Produce an exact copy of all the data below, dropping every image.

___

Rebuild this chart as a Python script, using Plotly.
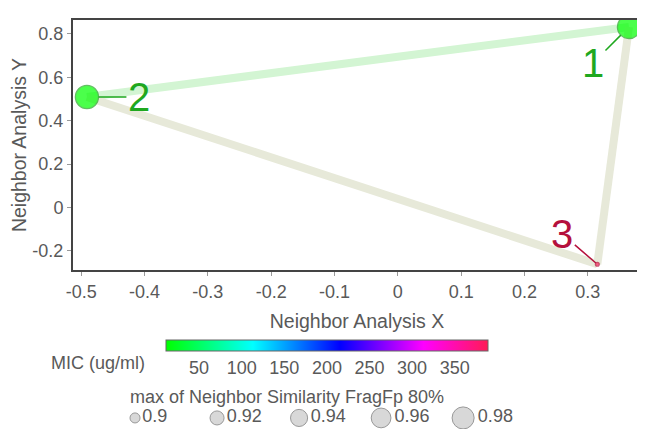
import math
import plotly.graph_objects as go

# ---- data ----
node_ids = ["1", "2", "3"]
node_x = [0.365, -0.491, 0.315]
node_y = [0.832, 0.509, -0.262]
node_mic = [11, 11, 389]              # MIC (ug/ml)
node_sim = [0.99, 0.99, 0.882]        # max of Neighbor Similarity FragFp 80%
edges = [(0, 1), (1, 2), (0, 2)]
edge_colors = ["#d3f5d3", "#e7e9d9", "#e7e9d9"]

size_legend_vals = [0.9, 0.92, 0.94, 0.96, 0.98]
x_tickvals = [-0.5, -0.4, -0.3, -0.2, -0.1, 0, 0.1, 0.2, 0.3]
y_tickvals = [-0.2, 0, 0.2, 0.4, 0.6, 0.8]
cbar_ticks = [50, 100, 150, 200, 250, 300, 350]

label_colors = ["#1fa81f", "#1fa81f", "#b5103c"]
node_line_colors = ["#22a522", "#22a522", "#b5103c"]
label_offsets = [(-36, 36), (52, 0), (-35, -30)]

FONT = "Arial, Liberation Sans, sans-serif"
GREY = "#595959"

colorscale = [[0.0, "#00ff00"], [0.27, "#00ffff"], [0.54, "#0000ff"],
              [0.80, "#ff00ff"], [1.0, "#ff1a55"]]


def diam(v):
    # bubble area proportional to (value - 0.879)
    return math.sqrt(4806 * max(v - 0.879, 0.0))


fig = go.Figure()

for (a, b), c in zip(edges, edge_colors):
    fig.add_trace(go.Scatter(x=[node_x[a], node_x[b]], y=[node_y[a], node_y[b]],
                             mode="lines", line=dict(color=c, width=8),
                             hoverinfo="skip", showlegend=False))

fig.add_trace(go.Scatter(
    x=node_x, y=node_y, mode="markers", showlegend=False,
    marker=dict(size=[diam(v) for v in node_sim], color=node_mic,
                colorscale=colorscale, cmin=min(node_mic), cmax=max(node_mic),
                line=dict(color=node_line_colors, width=1.3),
                showscale=True,
                colorbar=dict(orientation="h", x=0.447, xanchor="center",
                              y=0.208, yanchor="top", len=322, lenmode="pixels",
                              thickness=11, xpad=0, ypad=0,
                              outlinewidth=1, outlinecolor="#666",
                              tickvals=cbar_ticks, ticks="",
                              tickfont=dict(family=FONT, size=18, color=GREY))),
))

# size legend
fig.add_trace(go.Scatter(
    x=[str(v) for v in size_legend_vals], y=[0] * len(size_legend_vals),
    xaxis="x2", yaxis="y2", mode="markers+text", showlegend=False,
    text=[str(v) for v in size_legend_vals], textposition="middle right",
    textfont=dict(family=FONT, size=18, color=GREY),
    marker=dict(size=[diam(v) for v in size_legend_vals], color="#c8c8c8",
                line=dict(color="#6e6e6e", width=1)),
    hoverinfo="skip", cliponaxis=False))

annotations = []
for i in range(len(node_ids)):
    ax, ay = label_offsets[i]
    annotations.append(dict(x=node_x[i], y=node_y[i], xref="x", yref="y",
                            text=node_ids[i], showarrow=True, arrowhead=0,
                            arrowwidth=1.5, arrowcolor=label_colors[i],
                            ax=ax, ay=ay, standoff=diam(node_sim[i]) / 2,
                            font=dict(family=FONT, size=40, color=label_colors[i])))
annotations.append(dict(x=0.044, y=0.151, xref="paper", yref="paper",
                        xanchor="center", yanchor="middle",
                        text="MIC (ug/ml)", showarrow=False,
                        font=dict(family=FONT, size=18, color=GREY)))
annotations.append(dict(x=0.377, y=0.0668, xref="paper", yref="paper",
                        xanchor="center", yanchor="middle",
                        text="max of Neighbor Similarity FragFp 80%", showarrow=False,
                        font=dict(family=FONT, size=18, color=GREY)))

# page body has an 8px margin, so the figure is sized to fit the window
fig.update_layout(
    width=637, height=421,
    margin=dict(l=65, r=4, t=12, b=5, autoexpand=False),
    paper_bgcolor="white", plot_bgcolor="white",
    font=dict(family=FONT, size=18, color=GREY),
    hovermode=False,
    annotations=annotations,
    xaxis=dict(range=[-0.513, 0.384], tickvals=x_tickvals,
               ticktext=[("%g" % v) for v in x_tickvals],
               showline=True, mirror=True, linecolor="#444", linewidth=2,
               ticks="outside", ticklen=4, tickcolor="#999", showgrid=False,
               zeroline=False, anchor="y",
               title=dict(text="Neighbor Analysis X", standoff=14,
                          font=dict(family=FONT, size=19.5, color=GREY)),
               tickfont=dict(family=FONT, size=18, color=GREY)),
    yaxis=dict(range=[-0.289, 0.864], domain=[0.381, 1.0], tickvals=y_tickvals,
               ticktext=["%g" % v for v in y_tickvals],
               showline=True, mirror=True, linecolor="#444", linewidth=2,
               ticks="outside", ticklen=4, tickcolor="#999", showgrid=False,
               zeroline=False,
               title=dict(text="Neighbor Analysis Y", standoff=8,
                          font=dict(family=FONT, size=19.5, color=GREY)),
               tickfont=dict(family=FONT, size=18, color=GREY)),
    xaxis2=dict(domain=[0.037, 0.759], range=[-0.5, 4.5], type="category",
                visible=False, anchor="y2"),
    yaxis2=dict(domain=[0.0, 0.03], range=[-1, 1], visible=False, anchor="x2"),
)

fig.write_html("out.html")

___

### SOLUTION FOR THIS EXERCISE
Rebuild this chart as a Python script, using Plotly.
import math
import plotly.graph_objects as go

# ---- data ----
node_ids = ["1", "2", "3"]
node_x = [0.365, -0.491, 0.315]
node_y = [0.832, 0.509, -0.262]
node_mic = [11, 11, 389]              # MIC (ug/ml)
node_sim = [0.99, 0.99, 0.882]        # max of Neighbor Similarity FragFp 80%
edges = [(0, 1), (1, 2), (0, 2)]
edge_colors = ["#d3f5d3", "#e7e9d9", "#e7e9d9"]

size_legend_vals = [0.9, 0.92, 0.94, 0.96, 0.98]
x_tickvals = [-0.5, -0.4, -0.3, -0.2, -0.1, 0, 0.1, 0.2, 0.3]
y_tickvals = [-0.2, 0, 0.2, 0.4, 0.6, 0.8]
cbar_ticks = [50, 100, 150, 200, 250, 300, 350]

label_colors = ["#1fa81f", "#1fa81f", "#b5103c"]
node_line_colors = ["#22a522", "#22a522", "#b5103c"]
label_offsets = [(-36, 36), (52, 0), (-35, -30)]

FONT = "Arial, Liberation Sans, sans-serif"
GREY = "#595959"

colorscale = [[0.0, "#00ff00"], [0.27, "#00ffff"], [0.54, "#0000ff"],
              [0.80, "#ff00ff"], [1.0, "#ff1a55"]]


def diam(v):
    # bubble area proportional to (value - 0.879)
    return math.sqrt(4806 * max(v - 0.879, 0.0))


fig = go.Figure()

for (a, b), c in zip(edges, edge_colors):
    fig.add_trace(go.Scatter(x=[node_x[a], node_x[b]], y=[node_y[a], node_y[b]],
                             mode="lines", line=dict(color=c, width=8),
                             hoverinfo="skip", showlegend=False))

fig.add_trace(go.Scatter(
    x=node_x, y=node_y, mode="markers", showlegend=False,
    marker=dict(size=[diam(v) for v in node_sim], color=node_mic,
                colorscale=colorscale, cmin=min(node_mic), cmax=max(node_mic),
                line=dict(color=node_line_colors, width=1.3),
                showscale=True,
                colorbar=dict(orientation="h", x=0.447, xanchor="center",
                              y=0.208, yanchor="top", len=322, lenmode="pixels",
                              thickness=11, xpad=0, ypad=0,
                              outlinewidth=1, outlinecolor="#666",
                              tickvals=cbar_ticks, ticks="",
                              tickfont=dict(family=FONT, size=18, color=GREY))),
))

# size legend
fig.add_trace(go.Scatter(
    x=[str(v) for v in size_legend_vals], y=[0] * len(size_legend_vals),
    xaxis="x2", yaxis="y2", mode="markers+text", showlegend=False,
    text=[str(v) for v in size_legend_vals], textposition="middle right",
    textfont=dict(family=FONT, size=18, color=GREY),
    marker=dict(size=[diam(v) for v in size_legend_vals], color="#c8c8c8",
                line=dict(color="#6e6e6e", width=1)),
    hoverinfo="skip", cliponaxis=False))

annotations = []
for i in range(len(node_ids)):
    ax, ay = label_offsets[i]
    annotations.append(dict(x=node_x[i], y=node_y[i], xref="x", yref="y",
                            text=node_ids[i], showarrow=True, arrowhead=0,
                            arrowwidth=1.5, arrowcolor=label_colors[i],
                            ax=ax, ay=ay, standoff=diam(node_sim[i]) / 2,
                            font=dict(family=FONT, size=40, color=label_colors[i])))
annotations.append(dict(x=0.044, y=0.151, xref="paper", yref="paper",
                        xanchor="center", yanchor="middle",
                        text="MIC (ug/ml)", showarrow=False,
                        font=dict(family=FONT, size=18, color=GREY)))
annotations.append(dict(x=0.377, y=0.0668, xref="paper", yref="paper",
                        xanchor="center", yanchor="middle",
                        text="max of Neighbor Similarity FragFp 80%", showarrow=False,
                        font=dict(family=FONT, size=18, color=GREY)))

# page body has an 8px margin, so the figure is sized to fit the window
fig.update_layout(
    width=637, height=421,
    margin=dict(l=65, r=4, t=12, b=5, autoexpand=False),
    paper_bgcolor="white", plot_bgcolor="white",
    font=dict(family=FONT, size=18, color=GREY),
    hovermode=False,
    annotations=annotations,
    xaxis=dict(range=[-0.513, 0.384], tickvals=x_tickvals,
               ticktext=[("%g" % v) for v in x_tickvals],
               showline=True, mirror=True, linecolor="#444", linewidth=2,
               ticks="outside", ticklen=4, tickcolor="#999", showgrid=False,
               zeroline=False, anchor="y",
               title=dict(text="Neighbor Analysis X", standoff=14,
                          font=dict(family=FONT, size=19.5, color=GREY)),
               tickfont=dict(family=FONT, size=18, color=GREY)),
    yaxis=dict(range=[-0.289, 0.864], domain=[0.381, 1.0], tickvals=y_tickvals,
               ticktext=["%g" % v for v in y_tickvals],
               showline=True, mirror=True, linecolor="#444", linewidth=2,
               ticks="outside", ticklen=4, tickcolor="#999", showgrid=False,
               zeroline=False,
               title=dict(text="Neighbor Analysis Y", standoff=8,
                          font=dict(family=FONT, size=19.5, color=GREY)),
               tickfont=dict(family=FONT, size=18, color=GREY)),
    xaxis2=dict(domain=[0.037, 0.759], range=[-0.5, 4.5], type="category",
                visible=False, anchor="y2"),
    yaxis2=dict(domain=[0.0, 0.03], range=[-1, 1], visible=False, anchor="x2"),
)

fig.write_html("out.html")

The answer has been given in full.